The breaking in of God is spoken of a lot in the circles I run in (pun intended...). It refers to those times of supernatural visitation - a tangible sense of the presence of God. We believe that in those times, when the metaphysical and spiritual veils are torn, that everything changes and we enter into a glorious otherworld where good is easy and evil is impossible.

I think we're whacked.

To clarify, I am totally contending for the breaking in of God. I believe in it and feel like I've even seen glimpses of it, though never a full face view. I also believe it's coming. I just think we underestimate our potential to do wrong when right is directly in front of us.

Think about the book of Acts. I hear a lot about people wanting Acts Christianity, and I agree with them - the authenticity, the simplicity, the power of God manifesting itself in unimaginable ways - but we forget that even within that incredible time, church members not unlike ourselves struggled with their own character. In the face of a great outpouring of God, you can still manage to be a cheat and a liar.

Acts 5 / the message

But a man named Ananias - his wife, Sapphira, conniving in this with him - sold a piece of land, secretly kept part of the price for himself, and then brought the rest to the apostles and made an offering of it.

Peter said, "Ananias, how did Satan get you to lie to the Holy Spirit and secretly keep back part of the price of the field? Before you sold it, it was all yours, and after you sold it, the money was yours to do with as you wished. So what got into you to pull a trick like this? You didn't lie to men but to God."

Ananias, when he heard those words, fell down dead. That put the fear of God into everyone who heard of it. The younger men went right to work and wrapped him up, then carried him out and buried him.

Not more than three hours later, his wife, knowing nothing of what had happened, came in. Peter said, "Tell me, were you given this price for your field?"

"Yes," she said, "that price."

Peter responded, "What's going on here that you connived to conspire against the Spirit of the Master? The men who buried your husband are at the door, and you're next."

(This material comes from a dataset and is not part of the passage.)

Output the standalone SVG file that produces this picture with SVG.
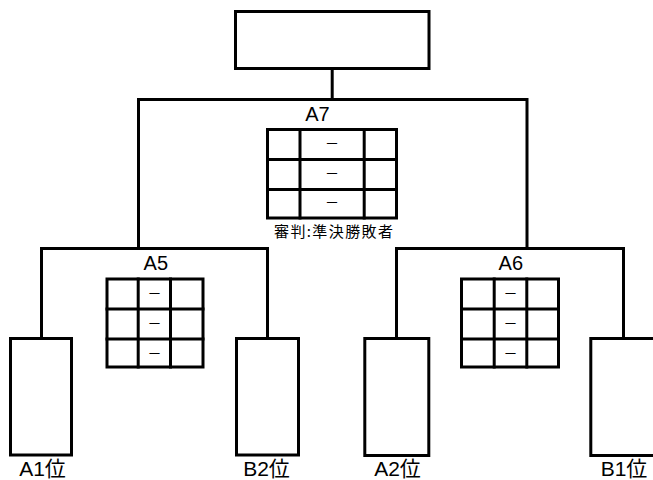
<svg xmlns="http://www.w3.org/2000/svg" width="653" height="480" viewBox="0 0 653 480">
<style>
  .ln{fill:none;stroke:#000;stroke-width:3;stroke-linejoin:miter;stroke-linecap:square}
  .box{fill:#fff;stroke:#000;stroke-width:3}
  .lab{font-family:"Liberation Sans","Noto Sans CJK JP",sans-serif;font-size:20px;fill:#000;text-anchor:middle}
  .bot{font-family:"Liberation Sans","Noto Sans CJK JP",sans-serif;font-size:21px;fill:#000;text-anchor:middle}
  .dash{font-family:"Noto Sans CJK JP",sans-serif;font-size:14px;fill:#000;text-anchor:middle}
  .ref{font-family:"Noto Sans CJK JP",sans-serif;font-size:15px;fill:#000}
</style>
<rect width="653" height="480" fill="#fff"/>
<g id="connectors">
  <path class="ln" d="M332.2 68.5 V99.5"/>
  <path class="ln" d="M138.5 248.5 V99.5 H527 V248.5"/>
  <path class="ln" d="M41.5 338.5 V248.5 H267.5 V338.5"/>
  <path class="ln" d="M396.5 338.5 V248.5 H623.5 V338.5"/>
</g>
<g id="final">
  <rect class="box" x="235.5" y="11.5" width="193.5" height="57"/>
</g>
<g id="A7">
  <text class="lab" x="317.5" y="120.5">A7</text>
  <rect class="box" x="267.5" y="129.5" width="129" height="88.5"/>
  <path class="ln" d="M300 129.5 V218 M364.2 129.5 V218 M267.5 159.5 H396.5 M267.5 189.5 H396.5"/>
  <text class="dash" x="332" y="147.7">－</text>
  <text class="dash" x="332" y="177.7">－</text>
  <text class="dash" x="332" y="206.7">－</text>
  <text class="ref" x="274" y="237" textLength="119" lengthAdjust="spacing">審判:準決勝敗者</text>
</g>
<g id="A5">
  <text class="lab" x="155.8" y="270">A5</text>
  <rect class="box" x="107" y="279" width="96" height="88"/>
  <path class="ln" d="M138.2 279 V367 M170.5 279 V367 M107 309 H203 M107 339 H203"/>
  <text class="dash" x="154.4" y="298.3">－</text>
  <text class="dash" x="154.4" y="328.3">－</text>
  <text class="dash" x="154.4" y="358.3">－</text>
</g>
<g id="A6">
  <text class="lab" x="510.8" y="270">A6</text>
  <rect class="box" x="461.5" y="279" width="97" height="88"/>
  <path class="ln" d="M494.2 279 V367 M526.8 279 V367 M461.5 309 H558.5 M461.5 339 H558.5"/>
  <text class="dash" x="510.5" y="298.3">－</text>
  <text class="dash" x="510.5" y="328.3">－</text>
  <text class="dash" x="510.5" y="358.3">－</text>
</g>
<g id="A1">
  <rect class="box" x="10.5" y="338.5" width="61" height="116.5"/>
  <text class="bot" x="42.5" y="476">A1位</text>
</g>
<g id="B2">
  <rect class="box" x="236.5" y="338.5" width="62" height="116.5"/>
  <text class="bot" x="266.5" y="476">B2位</text>
</g>
<g id="A2">
  <rect class="box" x="364.8" y="338.5" width="64" height="117"/>
  <text class="bot" x="397.5" y="476">A2位</text>
</g>
<g id="B1">
  <rect class="box" x="590.8" y="338.5" width="66" height="117"/>
  <text class="bot" x="624" y="476">B1位</text>
</g>
</svg>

No sooner were the words out of his mouth than she also fell down, dead. When the young men returned they found her body. They carried her out and buried her beside her husband. By this time the whole church and, in fact, everyone who heard of these things had a healthy respect for God. They knew God was not to be trifled with.


Here's the take-away. We can contend for God's presence, and it does change things...but amazingly enough, it doesn't change our character. Three chapters before this marks the Day of Pentecost. Peter preaches and 3000 people come to know Jesus. Two chapters before, we see the healing of a man who had been crippled from birth. The chapter before, Peter and John preach boldly before the Sanhedrin and some how are released rather than persecuted further. This is not a humdrum church week - this is major interaction with the Holy One on a daily basis. The God factor is high. Unfortunately, the character factor didn't match it, and lack of character trumps revival.

We can ask God to come, but we can develop our character today. At least then when He does come, we don't pull an Ananias.